Short task
The lines to reproduce run from the first one through the line containing "plt.rcParams['mathtext.bf'] = 'Liberation". Reproduce them exactly.

>> Start Provided material

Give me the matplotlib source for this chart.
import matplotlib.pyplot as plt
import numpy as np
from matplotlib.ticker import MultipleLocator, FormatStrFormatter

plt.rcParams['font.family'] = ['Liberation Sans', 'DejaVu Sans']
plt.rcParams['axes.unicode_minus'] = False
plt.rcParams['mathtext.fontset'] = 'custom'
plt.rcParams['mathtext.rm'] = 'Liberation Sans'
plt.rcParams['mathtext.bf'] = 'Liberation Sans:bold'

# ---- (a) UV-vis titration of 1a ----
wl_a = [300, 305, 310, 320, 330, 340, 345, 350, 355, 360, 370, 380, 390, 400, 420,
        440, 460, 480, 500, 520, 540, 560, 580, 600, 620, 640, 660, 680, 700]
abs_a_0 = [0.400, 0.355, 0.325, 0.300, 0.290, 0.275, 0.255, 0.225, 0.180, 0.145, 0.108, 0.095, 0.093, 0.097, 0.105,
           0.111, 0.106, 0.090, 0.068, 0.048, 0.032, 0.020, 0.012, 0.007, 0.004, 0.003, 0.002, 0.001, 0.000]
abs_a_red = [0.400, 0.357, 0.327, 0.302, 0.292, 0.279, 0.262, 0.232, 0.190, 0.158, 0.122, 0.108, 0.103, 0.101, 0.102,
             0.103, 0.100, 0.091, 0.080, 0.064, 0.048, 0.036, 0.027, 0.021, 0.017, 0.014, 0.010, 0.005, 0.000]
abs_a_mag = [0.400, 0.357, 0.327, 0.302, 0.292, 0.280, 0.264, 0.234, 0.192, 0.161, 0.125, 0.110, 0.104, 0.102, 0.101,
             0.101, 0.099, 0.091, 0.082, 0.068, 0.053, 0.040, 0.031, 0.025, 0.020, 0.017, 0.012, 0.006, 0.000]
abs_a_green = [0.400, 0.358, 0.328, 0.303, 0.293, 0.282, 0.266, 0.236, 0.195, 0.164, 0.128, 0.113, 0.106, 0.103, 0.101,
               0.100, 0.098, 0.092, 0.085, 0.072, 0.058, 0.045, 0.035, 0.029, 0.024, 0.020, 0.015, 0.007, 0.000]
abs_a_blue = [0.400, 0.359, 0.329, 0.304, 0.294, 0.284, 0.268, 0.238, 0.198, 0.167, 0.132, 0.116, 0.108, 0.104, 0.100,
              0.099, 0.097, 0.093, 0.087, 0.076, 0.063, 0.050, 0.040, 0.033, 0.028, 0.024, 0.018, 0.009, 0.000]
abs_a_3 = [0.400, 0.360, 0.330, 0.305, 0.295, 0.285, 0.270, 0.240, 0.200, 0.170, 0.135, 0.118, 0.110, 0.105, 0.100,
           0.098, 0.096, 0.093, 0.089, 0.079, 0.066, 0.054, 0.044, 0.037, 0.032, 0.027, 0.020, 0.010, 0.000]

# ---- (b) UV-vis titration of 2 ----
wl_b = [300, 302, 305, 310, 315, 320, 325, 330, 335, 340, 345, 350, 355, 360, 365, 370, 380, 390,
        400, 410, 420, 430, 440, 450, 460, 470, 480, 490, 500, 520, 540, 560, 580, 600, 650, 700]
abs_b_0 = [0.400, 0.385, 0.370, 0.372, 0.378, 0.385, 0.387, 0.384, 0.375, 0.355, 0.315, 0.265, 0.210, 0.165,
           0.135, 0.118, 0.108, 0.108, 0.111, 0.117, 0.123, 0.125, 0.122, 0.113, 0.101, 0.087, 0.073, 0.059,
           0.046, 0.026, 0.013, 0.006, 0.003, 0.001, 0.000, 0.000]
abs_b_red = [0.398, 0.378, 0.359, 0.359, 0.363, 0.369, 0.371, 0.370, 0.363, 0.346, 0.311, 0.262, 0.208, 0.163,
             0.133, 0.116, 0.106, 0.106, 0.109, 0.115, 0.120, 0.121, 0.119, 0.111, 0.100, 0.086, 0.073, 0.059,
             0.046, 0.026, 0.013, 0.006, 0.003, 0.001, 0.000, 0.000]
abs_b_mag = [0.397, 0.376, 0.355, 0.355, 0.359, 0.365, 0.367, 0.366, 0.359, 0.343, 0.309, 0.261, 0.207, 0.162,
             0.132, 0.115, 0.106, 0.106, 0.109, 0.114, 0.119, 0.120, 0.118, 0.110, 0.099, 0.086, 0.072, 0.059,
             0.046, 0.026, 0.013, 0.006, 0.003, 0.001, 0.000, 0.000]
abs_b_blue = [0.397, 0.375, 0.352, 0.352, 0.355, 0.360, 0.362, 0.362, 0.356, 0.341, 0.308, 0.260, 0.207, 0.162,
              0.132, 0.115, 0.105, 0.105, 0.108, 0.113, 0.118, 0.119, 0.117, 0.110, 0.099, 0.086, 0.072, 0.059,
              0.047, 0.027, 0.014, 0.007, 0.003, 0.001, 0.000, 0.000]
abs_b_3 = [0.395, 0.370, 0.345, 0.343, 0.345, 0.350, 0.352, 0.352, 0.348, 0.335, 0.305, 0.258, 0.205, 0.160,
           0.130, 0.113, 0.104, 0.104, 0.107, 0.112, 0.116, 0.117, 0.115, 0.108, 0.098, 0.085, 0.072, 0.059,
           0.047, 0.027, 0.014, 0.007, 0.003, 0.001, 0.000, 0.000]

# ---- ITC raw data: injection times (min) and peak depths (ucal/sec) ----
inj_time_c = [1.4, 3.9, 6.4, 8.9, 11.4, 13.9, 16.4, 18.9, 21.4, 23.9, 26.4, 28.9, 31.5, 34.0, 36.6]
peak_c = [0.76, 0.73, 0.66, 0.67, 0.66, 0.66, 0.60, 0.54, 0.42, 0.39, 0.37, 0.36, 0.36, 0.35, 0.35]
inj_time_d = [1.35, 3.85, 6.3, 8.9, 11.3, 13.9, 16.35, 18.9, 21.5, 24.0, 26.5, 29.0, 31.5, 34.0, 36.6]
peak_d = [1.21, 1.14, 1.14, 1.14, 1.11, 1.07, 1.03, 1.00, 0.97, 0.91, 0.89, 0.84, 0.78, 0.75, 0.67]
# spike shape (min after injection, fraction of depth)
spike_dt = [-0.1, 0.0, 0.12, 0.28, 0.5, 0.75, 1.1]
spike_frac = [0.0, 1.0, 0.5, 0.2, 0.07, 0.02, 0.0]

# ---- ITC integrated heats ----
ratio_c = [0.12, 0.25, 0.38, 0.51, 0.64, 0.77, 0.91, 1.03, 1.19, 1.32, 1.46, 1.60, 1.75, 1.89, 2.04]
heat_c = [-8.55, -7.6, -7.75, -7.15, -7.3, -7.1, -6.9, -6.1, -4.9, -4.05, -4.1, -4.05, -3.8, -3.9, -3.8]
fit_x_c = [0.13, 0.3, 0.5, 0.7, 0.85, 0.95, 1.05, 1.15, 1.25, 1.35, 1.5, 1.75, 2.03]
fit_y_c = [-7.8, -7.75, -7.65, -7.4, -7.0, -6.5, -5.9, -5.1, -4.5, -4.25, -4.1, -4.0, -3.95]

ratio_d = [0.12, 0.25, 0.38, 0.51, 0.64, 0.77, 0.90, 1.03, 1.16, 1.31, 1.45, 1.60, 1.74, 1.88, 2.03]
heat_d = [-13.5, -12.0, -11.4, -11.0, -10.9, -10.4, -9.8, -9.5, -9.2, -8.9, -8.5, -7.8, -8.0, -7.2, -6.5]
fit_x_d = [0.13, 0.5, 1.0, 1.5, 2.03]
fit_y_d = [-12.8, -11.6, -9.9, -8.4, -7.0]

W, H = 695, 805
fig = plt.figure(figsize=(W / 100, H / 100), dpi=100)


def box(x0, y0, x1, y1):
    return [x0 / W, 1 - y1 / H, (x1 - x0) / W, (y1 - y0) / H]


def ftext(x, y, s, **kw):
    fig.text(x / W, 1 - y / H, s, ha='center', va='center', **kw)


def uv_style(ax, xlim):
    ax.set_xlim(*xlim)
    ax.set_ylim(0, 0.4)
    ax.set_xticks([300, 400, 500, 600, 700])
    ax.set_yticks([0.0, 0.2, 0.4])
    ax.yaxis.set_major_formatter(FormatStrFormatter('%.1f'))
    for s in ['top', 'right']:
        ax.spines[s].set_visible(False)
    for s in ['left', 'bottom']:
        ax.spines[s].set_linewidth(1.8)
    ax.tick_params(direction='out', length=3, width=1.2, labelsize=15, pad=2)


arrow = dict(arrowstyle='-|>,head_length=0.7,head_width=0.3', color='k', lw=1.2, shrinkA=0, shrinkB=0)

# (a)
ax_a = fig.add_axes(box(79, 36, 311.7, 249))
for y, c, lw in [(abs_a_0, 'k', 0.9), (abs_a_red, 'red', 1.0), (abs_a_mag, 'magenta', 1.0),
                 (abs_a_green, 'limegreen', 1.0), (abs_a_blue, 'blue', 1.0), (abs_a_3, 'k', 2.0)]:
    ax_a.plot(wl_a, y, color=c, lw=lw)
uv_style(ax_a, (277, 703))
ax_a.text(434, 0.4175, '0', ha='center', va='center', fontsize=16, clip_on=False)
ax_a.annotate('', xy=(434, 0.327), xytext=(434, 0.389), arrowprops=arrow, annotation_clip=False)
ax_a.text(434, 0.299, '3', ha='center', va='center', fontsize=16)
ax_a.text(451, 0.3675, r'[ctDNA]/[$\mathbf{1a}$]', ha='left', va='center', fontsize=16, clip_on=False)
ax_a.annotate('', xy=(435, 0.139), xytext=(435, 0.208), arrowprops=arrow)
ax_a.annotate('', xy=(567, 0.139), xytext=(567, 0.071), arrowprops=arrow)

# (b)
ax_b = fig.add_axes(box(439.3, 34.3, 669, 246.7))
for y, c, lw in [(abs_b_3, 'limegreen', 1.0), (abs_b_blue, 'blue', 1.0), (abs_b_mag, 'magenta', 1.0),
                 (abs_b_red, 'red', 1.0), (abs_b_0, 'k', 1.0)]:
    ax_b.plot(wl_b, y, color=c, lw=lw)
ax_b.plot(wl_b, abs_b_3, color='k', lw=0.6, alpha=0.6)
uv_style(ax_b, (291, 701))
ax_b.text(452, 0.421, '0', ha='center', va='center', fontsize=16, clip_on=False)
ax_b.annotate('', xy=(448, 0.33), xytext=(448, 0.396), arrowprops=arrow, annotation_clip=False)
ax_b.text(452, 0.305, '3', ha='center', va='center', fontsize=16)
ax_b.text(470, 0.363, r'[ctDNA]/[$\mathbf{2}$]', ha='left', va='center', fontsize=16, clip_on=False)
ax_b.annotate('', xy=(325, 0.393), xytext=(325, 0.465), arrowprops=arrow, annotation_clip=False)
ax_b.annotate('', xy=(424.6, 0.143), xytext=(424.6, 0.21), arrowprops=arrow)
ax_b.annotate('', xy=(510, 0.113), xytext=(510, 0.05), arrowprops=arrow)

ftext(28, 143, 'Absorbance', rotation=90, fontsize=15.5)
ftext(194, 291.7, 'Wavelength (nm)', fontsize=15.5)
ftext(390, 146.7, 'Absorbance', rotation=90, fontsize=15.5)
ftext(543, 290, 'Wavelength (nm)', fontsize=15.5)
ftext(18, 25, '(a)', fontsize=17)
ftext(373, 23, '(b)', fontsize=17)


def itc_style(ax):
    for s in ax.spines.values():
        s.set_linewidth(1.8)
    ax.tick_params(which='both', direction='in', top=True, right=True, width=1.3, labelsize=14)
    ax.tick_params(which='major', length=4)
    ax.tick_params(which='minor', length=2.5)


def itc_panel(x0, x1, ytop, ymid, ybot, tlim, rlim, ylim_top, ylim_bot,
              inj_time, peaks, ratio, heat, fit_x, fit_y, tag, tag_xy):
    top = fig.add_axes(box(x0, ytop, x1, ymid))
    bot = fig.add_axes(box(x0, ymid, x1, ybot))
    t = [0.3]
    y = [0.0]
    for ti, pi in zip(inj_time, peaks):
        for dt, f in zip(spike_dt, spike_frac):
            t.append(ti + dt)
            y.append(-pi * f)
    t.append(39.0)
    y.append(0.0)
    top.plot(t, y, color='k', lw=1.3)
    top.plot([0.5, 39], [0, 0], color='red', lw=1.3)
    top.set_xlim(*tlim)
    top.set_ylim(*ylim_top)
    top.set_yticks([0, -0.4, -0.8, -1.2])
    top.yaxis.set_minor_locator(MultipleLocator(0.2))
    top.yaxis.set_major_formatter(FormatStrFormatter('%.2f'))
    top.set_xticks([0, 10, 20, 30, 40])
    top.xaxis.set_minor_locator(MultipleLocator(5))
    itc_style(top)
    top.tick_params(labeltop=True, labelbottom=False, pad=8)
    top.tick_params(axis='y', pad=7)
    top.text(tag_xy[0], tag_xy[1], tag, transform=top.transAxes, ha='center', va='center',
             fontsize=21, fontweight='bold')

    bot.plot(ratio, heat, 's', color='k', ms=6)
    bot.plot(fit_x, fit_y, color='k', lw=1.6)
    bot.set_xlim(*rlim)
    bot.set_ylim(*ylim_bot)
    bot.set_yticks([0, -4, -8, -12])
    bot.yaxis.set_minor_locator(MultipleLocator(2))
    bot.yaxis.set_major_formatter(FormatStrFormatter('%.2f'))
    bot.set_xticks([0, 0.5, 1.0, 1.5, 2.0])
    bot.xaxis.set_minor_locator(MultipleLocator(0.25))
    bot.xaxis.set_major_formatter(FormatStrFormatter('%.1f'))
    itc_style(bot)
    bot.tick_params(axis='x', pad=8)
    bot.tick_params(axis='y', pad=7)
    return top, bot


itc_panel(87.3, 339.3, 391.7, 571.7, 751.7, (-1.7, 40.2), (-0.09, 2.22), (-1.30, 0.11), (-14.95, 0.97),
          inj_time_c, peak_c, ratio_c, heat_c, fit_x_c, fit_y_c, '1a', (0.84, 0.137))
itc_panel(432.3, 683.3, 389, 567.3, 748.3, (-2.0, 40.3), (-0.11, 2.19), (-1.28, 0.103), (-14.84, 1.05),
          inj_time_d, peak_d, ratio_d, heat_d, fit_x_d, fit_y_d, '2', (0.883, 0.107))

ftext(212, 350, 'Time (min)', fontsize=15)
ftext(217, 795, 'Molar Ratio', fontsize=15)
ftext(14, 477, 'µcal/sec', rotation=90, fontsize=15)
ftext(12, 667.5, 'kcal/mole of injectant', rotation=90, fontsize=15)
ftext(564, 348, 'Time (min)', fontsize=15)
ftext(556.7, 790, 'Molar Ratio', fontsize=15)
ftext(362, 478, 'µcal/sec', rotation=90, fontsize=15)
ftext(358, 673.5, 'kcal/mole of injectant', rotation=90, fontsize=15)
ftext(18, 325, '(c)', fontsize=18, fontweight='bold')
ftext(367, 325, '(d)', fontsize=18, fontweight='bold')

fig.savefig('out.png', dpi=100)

>> End Provided material

Written answer
Give me the matplotlib source for this chart.
import matplotlib.pyplot as plt
import numpy as np
from matplotlib.ticker import MultipleLocator, FormatStrFormatter

plt.rcParams['font.family'] = ['Liberation Sans', 'DejaVu Sans']
plt.rcParams['axes.unicode_minus'] = False
plt.rcParams['mathtext.fontset'] = 'custom'
plt.rcParams['mathtext.rm'] = 'Liberation Sans'
plt.rcParams['mathtext.bf'] = 'Liberation Sans:bold'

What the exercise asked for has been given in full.